Однако начальник госпиталя проникся к Марине жалостью, его глаза потеплели, сощурились, в уголках губ промелькнула улыбка. Подошел, положил ей руку на плечо.
— Какое отношение ты имеешь к этим раненым? — спросил он.
— Отношение?.. — укоризненно переспросила она. — Имею право… Право. Они все под моей опекой. Мне поручил сам командир отряда сопровождать их в тыл и сдать в надежные руки. Вот у меня список… — Начала рыться в карманах, достала измятый лист бумаги, сунула в руку начальнику госпиталя. — Двадцать три человека!
— Марина, начальству виднее… — опять вмешался Павел. — Товарищ военврач тоже не всесилен.

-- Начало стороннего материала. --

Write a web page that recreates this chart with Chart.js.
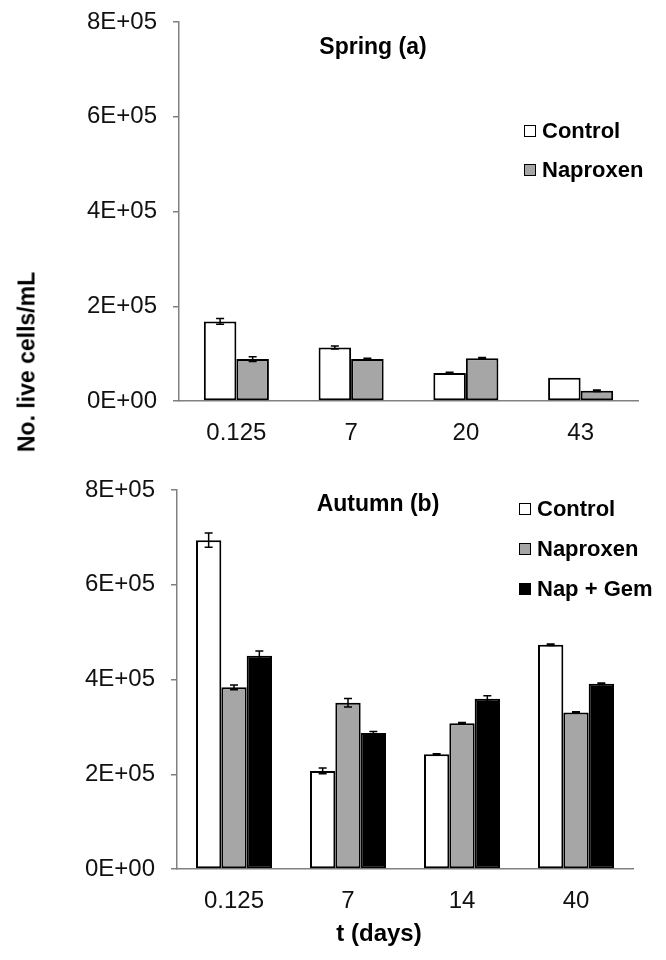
<!DOCTYPE html>
<html>
<head>
<meta charset="utf-8">
<script src="https://cdn.jsdelivr.net/npm/chart.js@4.4.1/dist/chart.umd.min.js"></script>
<style>
  html, body { margin: 0; padding: 0; background: #fff; }
  #wrap { position: relative; width: 666px; height: 960px; overflow: hidden; font-family: "Liberation Sans", Arial, sans-serif; }
  canvas { position: absolute; left: 0; }
  #ytitle { position: absolute; left: 27px; top: 362px; transform: translate(-50%, -50%) rotate(-90deg); font-weight: bold; font-size: 23px; white-space: nowrap; color: #000; }
  #xtitle { position: absolute; left: 379px; top: 933px; transform: translate(-50%, -50%); font-weight: bold; font-size: 24px; white-space: nowrap; color: #000; }
</style>
</head>
<body>
<div id="wrap">
  <canvas id="top" width="666" height="460" style="top:0px;width:666px;height:460px"></canvas>
  <canvas id="bot" width="666" height="500" style="top:460px;width:666px;height:500px"></canvas>
  <div id="ytitle">No. live cells/mL</div>
  <div id="xtitle">t (days)</div>
</div>
<script>
// ---- data ----
const springDays = ['0.125', '7', '20', '43'];
const springControl = [168000, 113000, 59000, 49000];
const springControlErr = [6000, 3000, 1500, 0];
const springNaproxen = [88500, 88500, 90500, 21500];
const springNaproxenErr = [5000, 2000, 1500, 1500];

const autumnDays = ['0.125', '7', '14', '40'];
const autumnControl = [694000, 207000, 242000, 473500];
const autumnControlErr = [15000, 6000, 1500, 1500];
const autumnNaproxen = [383500, 351000, 307500, 330500];
const autumnNaproxenErr = [5000, 9000, 1500, 1500];
const autumnNapGem = [450000, 287000, 359500, 391000];
const autumnNapGemErr = [10000, 3000, 6000, 1500];

const yTicks = [0, 200000, 400000, 600000, 800000];

// ---- helpers ----
function sci(v) {
  if (v === 0) return '0E+00';
  const e = Math.floor(Math.log10(v));
  const m = Math.round(v / Math.pow(10, e));
  return m + 'E+' + String(e).padStart(2, '0');
}

const errorBarPlugin = {
  id: 'errorBars',
  afterDatasetsDraw(chart) {
    const ctx = chart.ctx;
    const y = chart.scales.y;
    ctx.save();
    ctx.strokeStyle = '#000';
    ctx.lineWidth = 1.5;
    chart.data.datasets.forEach((ds, di) => {
      const meta = chart.getDatasetMeta(di);
      meta.data.forEach((bar, i) => {
        const err = ds.errors ? ds.errors[i] : 0;
        if (!err) return;
        const v = ds.data[i];
        const y1 = y.getPixelForValue(v + err);
        const y2 = y.getPixelForValue(v - err);
        const x = bar.x;
        ctx.beginPath();
        ctx.moveTo(x, y1); ctx.lineTo(x, y2);
        ctx.moveTo(x - 4, y1); ctx.lineTo(x + 4, y1);
        ctx.moveTo(x - 4, y2); ctx.lineTo(x + 4, y2);
        ctx.stroke();
      });
    });
    ctx.restore();
  }
};

const annotPlugin = {
  id: 'annot',
  afterDraw(chart, args, opts) {
    const ctx = chart.ctx;
    ctx.save();
    ctx.fillStyle = '#000';
    ctx.textBaseline = 'middle';
    ctx.font = 'bold 23px "Liberation Sans", Arial, sans-serif';
    ctx.textAlign = 'center';
    ctx.fillText(opts.title, opts.titleX, opts.titleY);
    ctx.font = 'bold 22px "Liberation Sans", Arial, sans-serif';
    ctx.textAlign = 'left';
    chart.data.datasets.forEach((ds, i) => {
      const ly = opts.legendY + i * opts.legendGap;
      ctx.fillStyle = ds.backgroundColor;
      ctx.fillRect(opts.legendX, ly - 6, 12, 12);
      ctx.strokeStyle = '#000';
      ctx.lineWidth = 1;
      ctx.strokeRect(opts.legendX + 0.5, ly - 5.5, 11, 11);
      ctx.fillStyle = '#000';
      ctx.fillText(ds.label, opts.legendX + 18, ly + 1);
    });
    ctx.restore();
  }
};

function makeOptions(cfg) {
  return {
    responsive: false,
    animation: false,
    devicePixelRatio: 1,
    layout: { padding: { top: cfg.padTop, right: cfg.padRight, left: 0, bottom: 0 } },
    plugins: {
      legend: { display: false },
      tooltip: { enabled: false },
      annot: cfg.annot
    },
    datasets: { bar: { categoryPercentage: cfg.catPct, barPercentage: 1.0 } },
    scales: {
      x: {
        grid: { display: false },
        border: { display: true, color: '#808080', width: 1.5 },
        ticks: { color: '#111', font: { size: 24, family: '"Liberation Sans", Arial, sans-serif' }, padding: 10, maxRotation: 0 },
        afterFit(s) { s.height = cfg.xHeight; s.paddingLeft = 0; s.paddingRight = 0; }
      },
      y: {
        min: 0, max: 800000,
        afterBuildTicks(s) { s.ticks = yTicks.map(v => ({ value: v })); },
        grid: { display: true, drawOnChartArea: false, drawTicks: true, tickLength: 6, color: '#808080', lineWidth: 1.5 },
        border: { display: true, color: '#808080', width: 1.5 },
        ticks: { color: '#111', font: { size: 24, family: '"Liberation Sans", Arial, sans-serif' }, padding: 16, callback: v => sci(v) },
        afterFit(s) { s.width = cfg.yWidth; s.paddingTop = 0; s.paddingBottom = 0; }
      }
    }
  };
}

function barDs(label, data, errors, color) {
  return { label, data, errors, backgroundColor: color, borderColor: '#000', borderWidth: 2, borderSkipped: false };
}

new Chart(document.getElementById('top'), {
  type: 'bar',
  data: {
    labels: springDays,
    datasets: [
      barDs('Control', springControl, springControlErr, '#ffffff'),
      barDs('Naproxen', springNaproxen, springNaproxenErr, '#a6a6a6')
    ]
  },
  options: makeOptions({
    padTop: 22, padRight: 28, yWidth: 179, xHeight: 59, catPct: 0.567,
    annot: { title: 'Spring (a)', titleX: 373, titleY: 48, legendX: 524, legendY: 131, legendGap: 39 }
  }),
  plugins: [errorBarPlugin, annotPlugin]
});

new Chart(document.getElementById('bot'), {
  type: 'bar',
  data: {
    labels: autumnDays,
    datasets: [
      barDs('Control', autumnControl, autumnControlErr, '#ffffff'),
      barDs('Naproxen', autumnNaproxen, autumnNaproxenErr, '#a6a6a6'),
      barDs('Nap + Gem', autumnNapGem, autumnNapGemErr, '#000000')
    ]
  },
  options: makeOptions({
    padTop: 30, padRight: 33, yWidth: 177, xHeight: 91, catPct: 0.667,
    annot: { title: 'Autumn (b)', titleX: 378, titleY: 45, legendX: 519, legendY: 49, legendGap: 40 }
  }),
  plugins: [errorBarPlugin, annotPlugin]
});
</script>
</body>
</html>
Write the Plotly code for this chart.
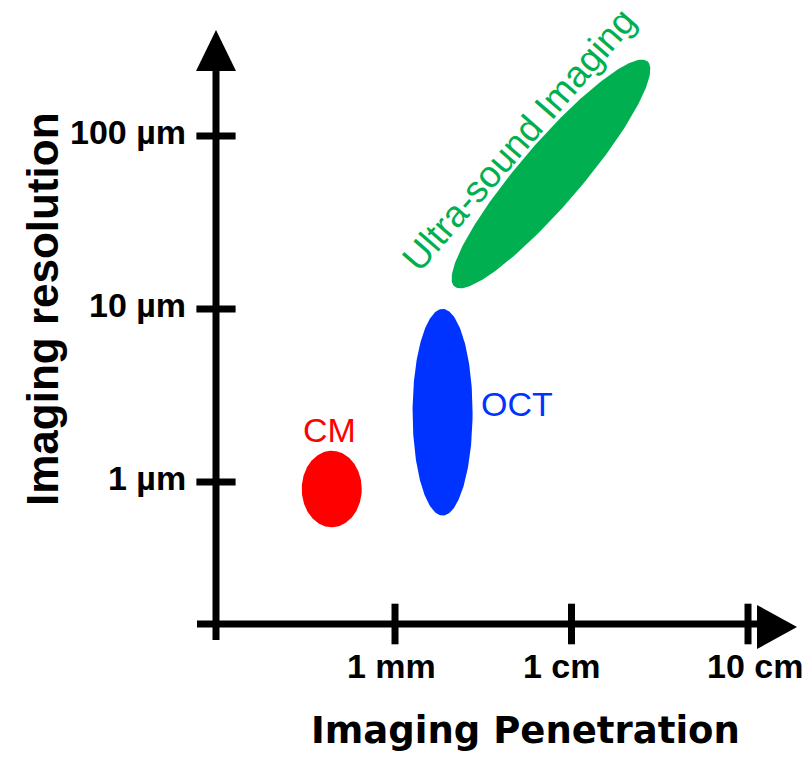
import numpy as np
import plotly.graph_objects as go

# ---------------- data ----------------
x_tick_vals = [1, 10, 100]            # penetration in mm
x_tick_labels = ["1 mm", "1 cm", "10 cm"]
y_tick_vals = [1, 10, 100]            # resolution in µm
y_tick_labels = ["1 µm", "10 µm", "100 µm"]

region_names = ["CM", "OCT", "Ultra-sound Imaging"]
region_colors = ["#FF0000", "#0033FF", "#00B050"]
center_mm = [0.438, 1.86, 7.65]       # ellipse centres (penetration, mm)
center_um = [0.911, 2.53, 60.3]       # ellipse centres (resolution, µm)
semi_a_dec = [0.170, 0.170, 0.850]    # semi-axis (decades) along tilt direction
semi_b_dec = [0.221, 0.597, 0.177]    # semi-axis (decades) perpendicular
tilt_deg = [0, 0, 50]

label_mm = [0.428, 4.88, 5.04]
label_um = [2.0, 2.82, 96.0]
label_angle = [0, 0, -49]
label_size = [34, 34, 37]

# ---------------- geometry of the canvas ----------------
W, H = 807, 758
X_RANGE = [-2.238, 2.3342]   # log10(mm)
Y_RANGE = [-1.5954, 2.7861]  # log10(µm)


def px(xp):
    return xp / W


def py(yp):
    return 1 - yp / H


fig = go.Figure()

# ellipses
t = np.linspace(0, 2 * np.pi, 241)
for name, col, cx, cy, a, b, th in zip(region_names, region_colors, center_mm, center_um,
                                       semi_a_dec, semi_b_dec, tilt_deg):
    r = np.deg2rad(th)
    lx = np.log10(cx) + a * np.cos(r) * np.cos(t) - b * np.sin(r) * np.sin(t)
    ly = np.log10(cy) + a * np.sin(r) * np.cos(t) + b * np.cos(r) * np.sin(t)
    fig.add_trace(go.Scatter(x=10 ** lx, y=10 ** ly, mode="lines", fill="toself",
                             fillcolor=col, line=dict(color=col, width=0),
                             hoverinfo="skip", name=name))

# axis crossing values (data coordinates of the drawn axes)
AXIS_Y_UM = 10 ** (Y_RANGE[1] - 624 / H * (Y_RANGE[1] - Y_RANGE[0]))
AXIS_X_MM = 10 ** (X_RANGE[0] + 216 / W * (X_RANGE[1] - X_RANGE[0]))

# axis lines and arrowheads
LW = 7
shapes = [
    dict(type="line", xref="paper", yref="paper", x0=px(216), x1=px(216), y0=py(640), y1=py(60),
         line=dict(color="black", width=LW)),
    dict(type="line", xref="paper", yref="paper", x0=px(197), x1=px(765), y0=py(624), y1=py(624),
         line=dict(color="black", width=LW)),
    dict(type="path", xref="paper", yref="paper",
         path=f"M {px(196)} {py(71)} L {px(236)} {py(71)} L {px(216)} {py(30)} Z",
         fillcolor="black", line=dict(color="black", width=0)),
    dict(type="path", xref="paper", yref="paper",
         path=f"M {px(757)} {py(605)} L {px(757)} {py(649)} L {px(797)} {py(627)} Z",
         fillcolor="black", line=dict(color="black", width=0)),
]

# tick marks
fig.add_trace(go.Scatter(x=x_tick_vals, y=[AXIS_Y_UM] * len(x_tick_vals), mode="markers",
                         marker=dict(symbol="line-ns", size=29, line=dict(color="black", width=LW)),
                         hoverinfo="skip"))
fig.add_trace(go.Scatter(x=[AXIS_X_MM] * len(y_tick_vals), y=y_tick_vals, mode="markers",
                         marker=dict(symbol="line-ew", size=28, line=dict(color="black", width=LW)),
                         hoverinfo="skip"))

annotations = []
tick_font = dict(family="Liberation Sans, Arial", size=34, color="black", weight="bold")
x_label_shift = [-4, -10, 7]
for v, lab, s in zip(x_tick_vals, x_tick_labels, x_label_shift):
    annotations.append(dict(x=np.log10(v), xref="x", y=py(666), yref="paper", text=lab,
                            showarrow=False, xanchor="center", yanchor="middle", xshift=s,
                            font=tick_font))
for v, lab in zip(y_tick_vals, y_tick_labels):
    annotations.append(dict(x=px(188), xref="paper", y=np.log10(v), yref="y", text=lab,
                            showarrow=False, xanchor="right", yanchor="middle", yshift=4,
                            font=tick_font))

# region labels
for name, col, lx, ly, ang, sz in zip(region_names, region_colors, label_mm, label_um,
                                      label_angle, label_size):
    annotations.append(dict(x=np.log10(lx), y=np.log10(ly), xref="x", yref="y", text=name,
                            showarrow=False, textangle=ang, xanchor="center", yanchor="middle",
                            font=dict(family="Liberation Sans, Arial", size=sz, color=col)))

# axis titles
annotations.append(dict(x=px(525), y=py(730), xref="paper", yref="paper", text="Imaging Penetration",
                        showarrow=False, xanchor="center", yanchor="middle",
                        font=dict(family="DejaVu Sans", size=37, color="black", weight="bold")))
annotations.append(dict(x=px(43), y=py(309), xref="paper", yref="paper", text="Imaging resolution",
                        showarrow=False, textangle=-90, xanchor="center", yanchor="middle",
                        font=dict(family="Liberation Sans, Arial", size=44, color="black", weight="bold")))

fig.update_layout(
    width=W, height=H,
    margin=dict(l=0, r=0, t=0, b=0),
    paper_bgcolor="white", plot_bgcolor="white",
    showlegend=False,
    xaxis=dict(type="log", range=X_RANGE, visible=False, fixedrange=True),
    yaxis=dict(type="log", range=Y_RANGE, visible=False, fixedrange=True),
    shapes=shapes,
    annotations=annotations,
)

fig.write_html("out.html")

Наших тяжелораненых, и Гельмута тоже, разместили в санитарном поезде. Придется и нам получать маршрут на Кавказ.
Она удивилась: на Кавказ? Так вот куда их должны везти, прямо на Кавказ, в госпиталь! Военврач подтвердил: да, литерный эшелон пойдет без задержки, через два дня будут на месте, там совсем лето, море рядом, и врачи хорошие, и уход, и питание. А в Москве сейчас тяжело, со всех фронтов прибывают санитарные поезда, все госпитали переполнены.
— Не сердитесь, милая девушка… Мы же к вашим партизанам со всей душой, хотим, чтобы они побыстрее встали на ноги, но войдите и вы в наше положение.
— Вы, Марина, идите, — мягко попросил ее летчик, всем своим видом показывая, что у него есть еще какое-то дело к начальнику госпиталя. — Я сейчас…
Она пошла вниз, по пропахшим карболкой коридорам, мимо переполненных палат, видя человеческую боль и мучения. Спустилась в вестибюль, подошла к автобусу, стала утешать земляков, чтобы не переживали. Едут на Кавказ, сегодня же отправляются. Чем кавказский госпиталь хуже московского? Марина переходила от одного раненого к другому, просила, чтобы терпели. И все посматривала в сторону того дома. Когда же выйдет оттуда капитан Донцов? Не думал ли он остаться в Москве?
Донцов подошел к автобусу какой-то грустный, растерянный: наверное, звонил маме… Спросила: звонил ли? Да, звонил… Когда увидятся?.. Он не знает. Он не застал ее дома. Никто не взял трубку. Соседей тоже нет дома, словно весь дом вымер.
Павел посмотрел на часы, и Марина сразу все поняла.
— А когда отбывает наш эшелон? — спросила она.
— Не раньше двенадцати, а может, и под утро, — сказал Павел.
— У вас море времени, товарищ капитан, — обрадовалась она.